Recent reports in the media have suggested that, in the absence of a confirmed director, the CFPB will have to forego rulemaking to regulate financial companies within its jurisdiction in favor of enforcement actions based on the powers to be transferred by the seven federal agencies on July 21.

But it isn’t that simple, Wiener suggests. A close reading of Dodd-Frank—as well as a report by the Inspector General of the Treasury Department, wherein the CFPB resides— reveals that, for all practical purposes, the agency won’t even have the enforcement club in its bag.

Dodd-Frank makes the Secretary of the Treasury the de facto head of the CFPB until a director is confirmed but does not transfer to him all the powers the office carries, Wiener says.  He quotes language in the Inspector General’s report saying in part that “if there is no Senate-confirmed Director by the designated transfer date, in general, the Secretary is not permitted to exercise the Bureau’s authority to prohibit unfair, deceptive or abusive acts or practices under subtitle C [of Dodd-Frank] in connection with consumer financial products and services.”

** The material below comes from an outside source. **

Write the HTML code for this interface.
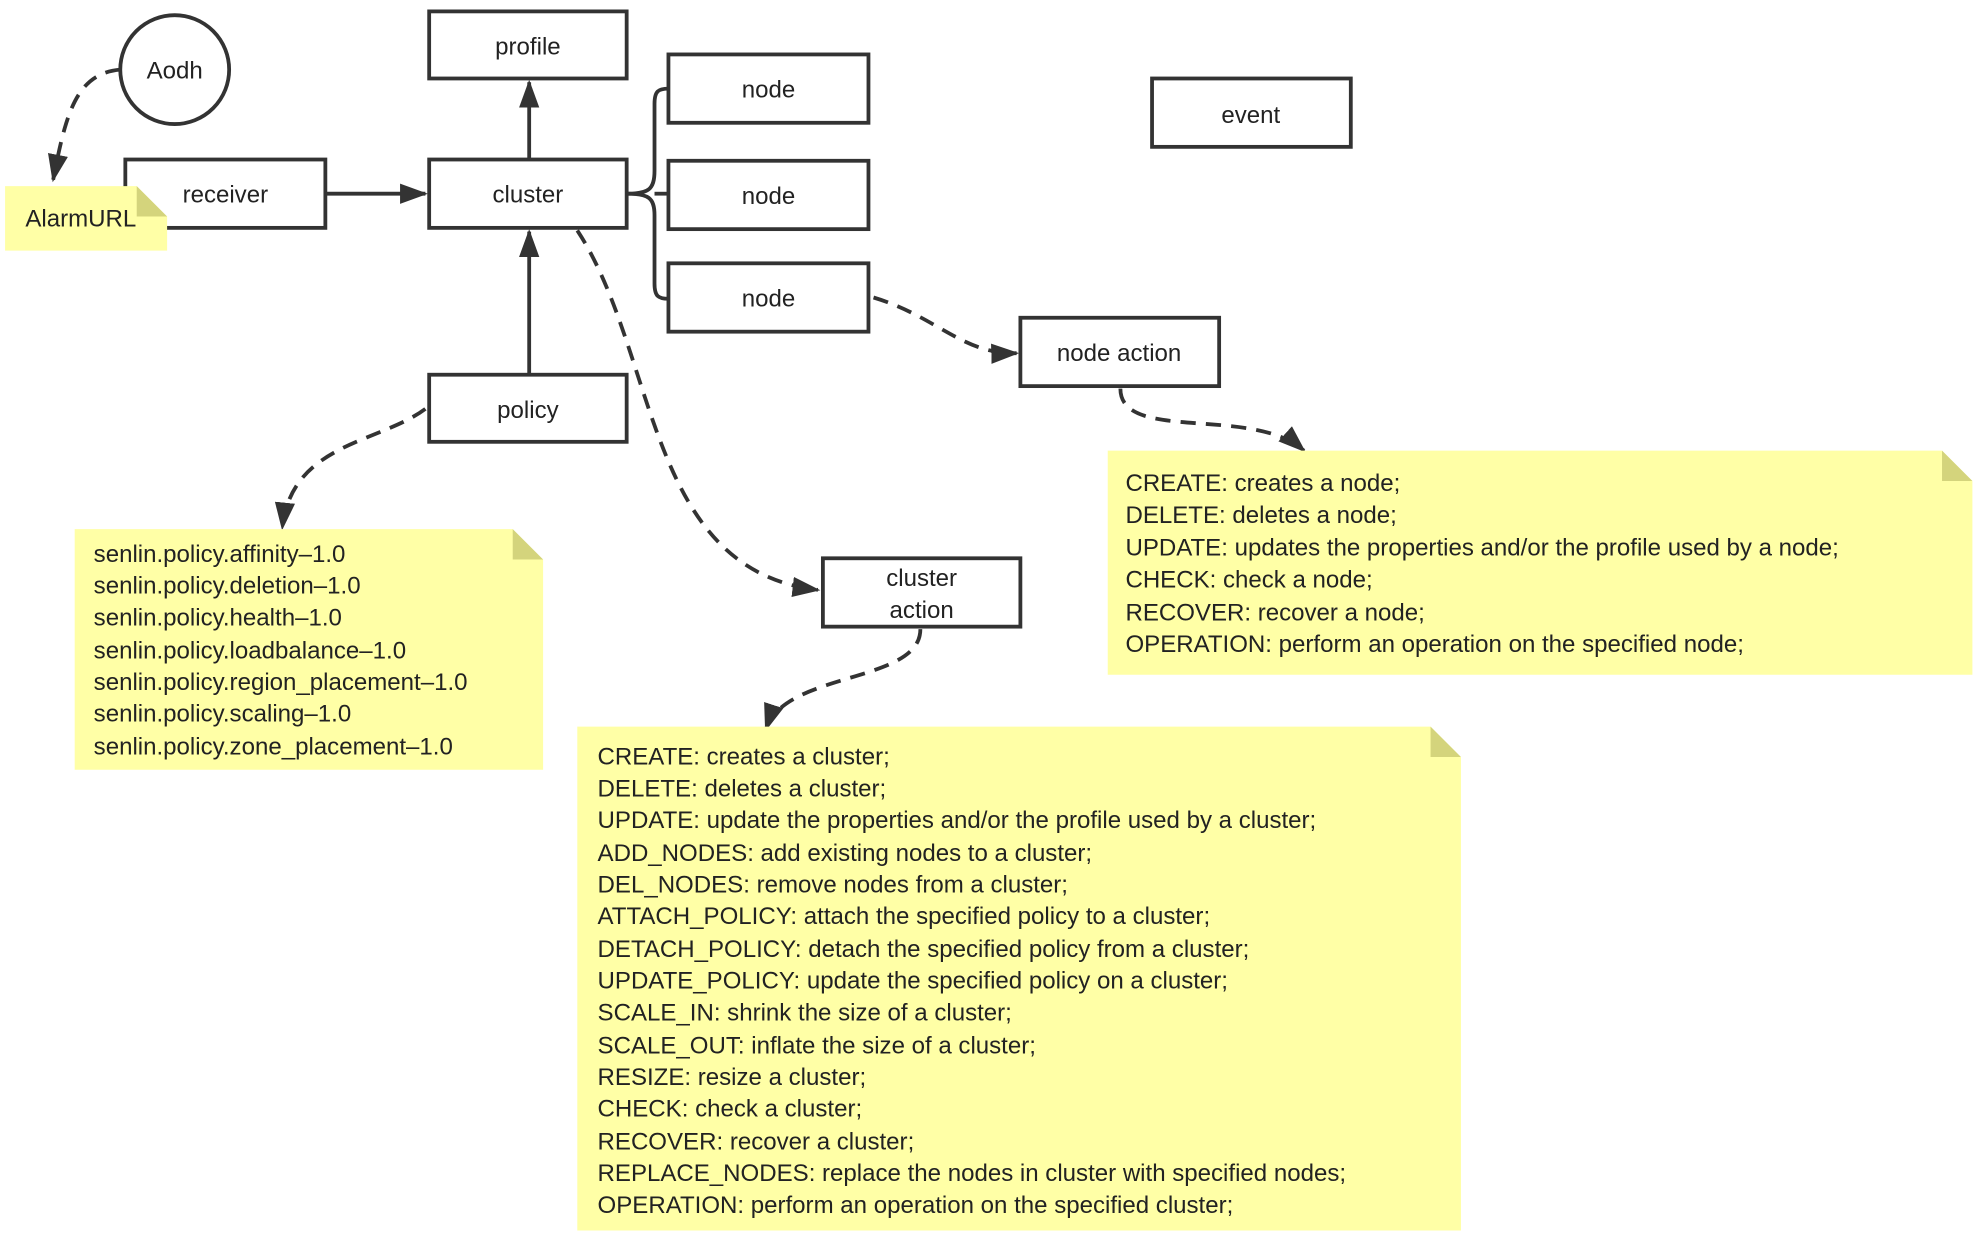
<!DOCTYPE html>
<html><head><meta charset="utf-8"><style>
html,body{margin:0;padding:0;background:#fff;}
svg{display:block;}
text{font-family:"Liberation Sans",sans-serif;fill:#222;}
</style></head><body>
<svg width="1980" height="1240" viewBox="0 0 1564 979.5" preserveAspectRatio="none" xmlns="http://www.w3.org/2000/svg">
<defs>
<marker id="a" markerWidth="10" markerHeight="10" refX="9" refY="5" orient="auto" markerUnits="userSpaceOnUse" viewBox="0 0 10 10">
<path d="M0,0 L10,5 L0,10 z" fill="#333"/>
</marker>
<marker id="b" markerWidth="22" markerHeight="16" refX="20" refY="8" orient="auto" markerUnits="userSpaceOnUse" viewBox="0 0 22 16">
<path d="M0,0 L22,8 L0,16 z" fill="#333"/>
</marker>
</defs>
<g fill="none" stroke="#333" stroke-width="3">
<rect x="339" y="9" width="156" height="53"/>
<rect x="528" y="43" width="158" height="54"/>
<rect x="528" y="127" width="158" height="54"/>
<rect x="528" y="208" width="158" height="54"/>
<rect x="910" y="62" width="157" height="54"/>
<rect x="99" y="126" width="158" height="54"/>
<rect x="339" y="126" width="156" height="54"/>
<rect x="339" y="296" width="156" height="53"/>
<rect x="806" y="251" width="157" height="54"/>
<rect x="650" y="441" width="156" height="54"/>
<circle cx="138" cy="55" r="43"/>
</g>
<g fill="none" stroke="#333" stroke-width="3">
<path d="M257,153 L336,153" marker-end="url(#b)"/>
<path d="M418,126 L418,65" marker-end="url(#b)"/>
<path d="M418,296 L418,183" marker-end="url(#b)"/>
<path d="M495,153 C512,153 517,150 517,135 L517,82 C517,72 520,70 528,70"/>
<path d="M495,153 C512,153 517,156 517,170 L517,224 C517,234 520,236 528,236"/>
<path d="M517,153 L528,153"/>
</g>
<g fill="none" stroke="#333" stroke-width="3" stroke-dasharray="12,8">
<path d="M95,55 C60,58 52,90 42,142" marker-end="url(#b)"/>
<path d="M456,182 C520,280 510,450 646,466" marker-end="url(#b)"/>
<path d="M690,235 C740,250 760,280 803,279" marker-end="url(#b)"/>
<path d="M885,307 C885,350 990,320 1030,356" marker-end="url(#b)"/>
<path d="M727,497 C727,540 620,530 605,576" marker-end="url(#b)"/>
<path d="M336,323 C300,350 230,350 223,417" marker-end="url(#b)"/>
</g>
<g font-size="19" text-anchor="middle">
<text x="138" y="62">Aodh</text>
<text x="417" y="43">profile</text>
<text x="607" y="77">node</text>
<text x="607" y="161">node</text>
<text x="607" y="242">node</text>
<text x="988" y="97">event</text>
<text x="178" y="160">receiver</text>
<text x="417" y="160">cluster</text>
<text x="417" y="330">policy</text>
<text x="884" y="285">node action</text>
<text x="728" y="463">cluster</text>
<text x="728" y="488">action</text>
</g>
<g>
<path d="M4,147 L108,147 L132,171 L132,198 L4,198 z" fill="#ffffa6"/>
<path d="M108,147 L132,171 L108,171 z" fill="#d4d47c"/>
<path d="M875,356 L1534,356 L1558,380 L1558,533 L875,533 z" fill="#ffffa6"/>
<path d="M1534,356 L1558,380 L1534,380 z" fill="#d4d47c"/>
<path d="M59,418 L405,418 L429,442 L429,608 L59,608 z" fill="#ffffa6"/>
<path d="M405,418 L429,442 L405,442 z" fill="#d4d47c"/>
<path d="M456,574 L1130,574 L1154,598 L1154,972 L456,972 z" fill="#ffffa6"/>
<path d="M1130,574 L1154,598 L1130,598 z" fill="#d4d47c"/>
</g>
<g font-size="19">
<text x="20" y="179">AlarmURL</text>
<text x="889" y="388">CREATE: creates a node;</text>
<text x="889" y="413">DELETE: deletes a node;</text>
<text x="889" y="439">UPDATE: updates the properties and/or the profile used by a node;</text>
<text x="889" y="464">CHECK: check a node;</text>
<text x="889" y="490">RECOVER: recover a node;</text>
<text x="889" y="515">OPERATION: perform an operation on the specified node;</text>
<text x="74" y="444">senlin.policy.affinity–1.0</text>
<text x="74" y="469">senlin.policy.deletion–1.0</text>
<text x="74" y="494">senlin.policy.health–1.0</text>
<text x="74" y="520">senlin.policy.loadbalance–1.0</text>
<text x="74" y="545">senlin.policy.region_placement–1.0</text>
<text x="74" y="570">senlin.policy.scaling–1.0</text>
<text x="74" y="596">senlin.policy.zone_placement–1.0</text>
<text x="472" y="604">CREATE: creates a cluster;</text>
<text x="472" y="629">DELETE: deletes a cluster;</text>
<text x="472" y="654">UPDATE: update the properties and/or the profile used by a cluster;</text>
<text x="472" y="680">ADD_NODES: add existing nodes to a cluster;</text>
<text x="472" y="705">DEL_NODES: remove nodes from a cluster;</text>
<text x="472" y="730">ATTACH_POLICY: attach the specified policy to a cluster;</text>
<text x="472" y="756">DETACH_POLICY: detach the specified policy from a cluster;</text>
<text x="472" y="781">UPDATE_POLICY: update the specified policy on a cluster;</text>
<text x="472" y="806">SCALE_IN: shrink the size of a cluster;</text>
<text x="472" y="832">SCALE_OUT: inflate the size of a cluster;</text>
<text x="472" y="857">RESIZE: resize a cluster;</text>
<text x="472" y="882">CHECK: check a cluster;</text>
<text x="472" y="908">RECOVER: recover a cluster;</text>
<text x="472" y="933">REPLACE_NODES: replace the nodes in cluster with specified nodes;</text>
<text x="472" y="958">OPERATION: perform an operation on the specified cluster;</text>
</g>
</svg>
</body></html>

“I think people have overlooked this,” Wiener says. “This has always been my opinion, that there were transferred functions and non-transferred functions, and until a director is appointed, you can’t do [certain things]. And none of it’s happened. The fact is they haven’t taken any of this enforcement action, and . . . they can’t do it until a director is appointed. And that’s why it’s so critically important for the operations, especially the enforcement arm of the bureau, to have a director appointed by the transfer date. If they don’t, this continues to be the proverbial toy with no batteries.”